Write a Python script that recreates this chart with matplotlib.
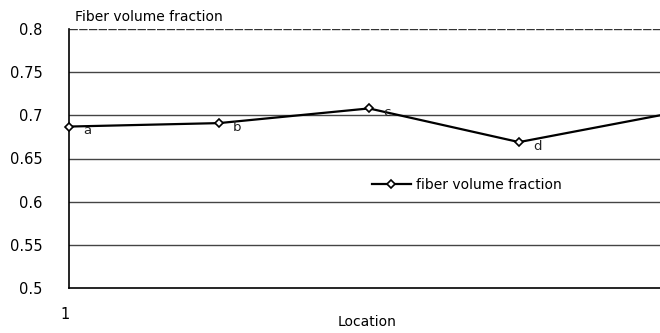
import matplotlib
matplotlib.use("Agg")
import matplotlib.pyplot as plt
from matplotlib.transforms import ScaledTranslation

plt.rcParams['font.family'] = ['DejaVu Sans']

locations = [1, 2, 3, 4, 5]
fiber_fraction = [0.687, 0.691, 0.708, 0.669, 0.702]
point_labels = ['a', 'b', 'c', 'd', '']
y_ticks = [0.5, 0.55, 0.6, 0.65, 0.7, 0.75, 0.8]
y_tick_labels = ['0.5', '0.55', '0.6', '0.65', '0.7', '0.75', '0.8']

fig = plt.figure(figsize=(6.6, 3.33), dpi=100)
ax = fig.add_axes([69/660, 1-288/333, 600/660, (288-29)/333])

ax.plot(locations, fiber_fraction, color='black', lw=1.6, marker='D',
        markersize=4.5, markerfacecolor='white', markeredgecolor='black',
        markeredgewidth=1.2, label='fiber volume fraction', clip_on=False, zorder=3)

for x, y, t in zip(locations, fiber_fraction, point_labels):
    if t:
        ax.annotate(t, (x, y), xytext=(18, -4), textcoords='offset pixels',
                    fontsize=9.5, ha='center', va='center', color='#222222')

ax.set_xlim(1, 5)
ax.set_ylim(0.5, 0.8)
ax.set_yticks(y_ticks)
ax.set_yticklabels(y_tick_labels, fontsize=10.5)
ax.set_xticks([1])
ax.set_xticklabels(['1'], fontsize=10.5)
ax.tick_params(axis='y', length=0, pad=19)
ax.tick_params(axis='x', length=0, pad=14)
for lbl in ax.get_xticklabels():
    lbl.set_transform(lbl.get_transform() + ScaledTranslation(-0.04, 0, fig.dpi_scale_trans))

for v in y_ticks[1:-1]:
    ax.axhline(v, color='#444444', lw=1.0, zorder=1)
ax.axhline(0.8, color='#333333', lw=1.0, ls=(0, (6, 1)), zorder=1)

for s in ['top', 'right']:
    ax.spines[s].set_visible(False)
ax.spines['left'].set_linewidth(1.2)
ax.spines['bottom'].set_linewidth(1.2)

ax.set_xlabel('Location', fontsize=10)
ax.xaxis.set_label_coords((367-69)/600, -(315-288)/259)

fig.text(75/660, 1-17/333, 'Fiber volume fraction', fontsize=10, va='center', ha='left')

ax.legend(loc='center left', bbox_to_anchor=((372-69)/600, 1-(185-29)/259),
          frameon=False, fontsize=10, handlelength=2.8, handletextpad=0.4,
          borderaxespad=0, borderpad=0)

fig.savefig('out.png', dpi=100)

● **Prompt**
Transcribe the full listing character for character. Pictures are excluded.

● **Exercise result**
Write a Python script that recreates this chart with matplotlib.
import matplotlib
matplotlib.use("Agg")
import matplotlib.pyplot as plt
from matplotlib.transforms import ScaledTranslation

plt.rcParams['font.family'] = ['DejaVu Sans']

locations = [1, 2, 3, 4, 5]
fiber_fraction = [0.687, 0.691, 0.708, 0.669, 0.702]
point_labels = ['a', 'b', 'c', 'd', '']
y_ticks = [0.5, 0.55, 0.6, 0.65, 0.7, 0.75, 0.8]
y_tick_labels = ['0.5', '0.55', '0.6', '0.65', '0.7', '0.75', '0.8']

fig = plt.figure(figsize=(6.6, 3.33), dpi=100)
ax = fig.add_axes([69/660, 1-288/333, 600/660, (288-29)/333])

ax.plot(locations, fiber_fraction, color='black', lw=1.6, marker='D',
        markersize=4.5, markerfacecolor='white', markeredgecolor='black',
        markeredgewidth=1.2, label='fiber volume fraction', clip_on=False, zorder=3)

for x, y, t in zip(locations, fiber_fraction, point_labels):
    if t:
        ax.annotate(t, (x, y), xytext=(18, -4), textcoords='offset pixels',
                    fontsize=9.5, ha='center', va='center', color='#222222')

ax.set_xlim(1, 5)
ax.set_ylim(0.5, 0.8)
ax.set_yticks(y_ticks)
ax.set_yticklabels(y_tick_labels, fontsize=10.5)
ax.set_xticks([1])
ax.set_xticklabels(['1'], fontsize=10.5)
ax.tick_params(axis='y', length=0, pad=19)
ax.tick_params(axis='x', length=0, pad=14)
for lbl in ax.get_xticklabels():
    lbl.set_transform(lbl.get_transform() + ScaledTranslation(-0.04, 0, fig.dpi_scale_trans))

for v in y_ticks[1:-1]:
    ax.axhline(v, color='#444444', lw=1.0, zorder=1)
ax.axhline(0.8, color='#333333', lw=1.0, ls=(0, (6, 1)), zorder=1)

for s in ['top', 'right']:
    ax.spines[s].set_visible(False)
ax.spines['left'].set_linewidth(1.2)
ax.spines['bottom'].set_linewidth(1.2)

ax.set_xlabel('Location', fontsize=10)
ax.xaxis.set_label_coords((367-69)/600, -(315-288)/259)

fig.text(75/660, 1-17/333, 'Fiber volume fraction', fontsize=10, va='center', ha='left')

ax.legend(loc='center left', bbox_to_anchor=((372-69)/600, 1-(185-29)/259),
          frameon=False, fontsize=10, handlelength=2.8, handletextpad=0.4,
          borderaxespad=0, borderpad=0)

fig.savefig('out.png', dpi=100)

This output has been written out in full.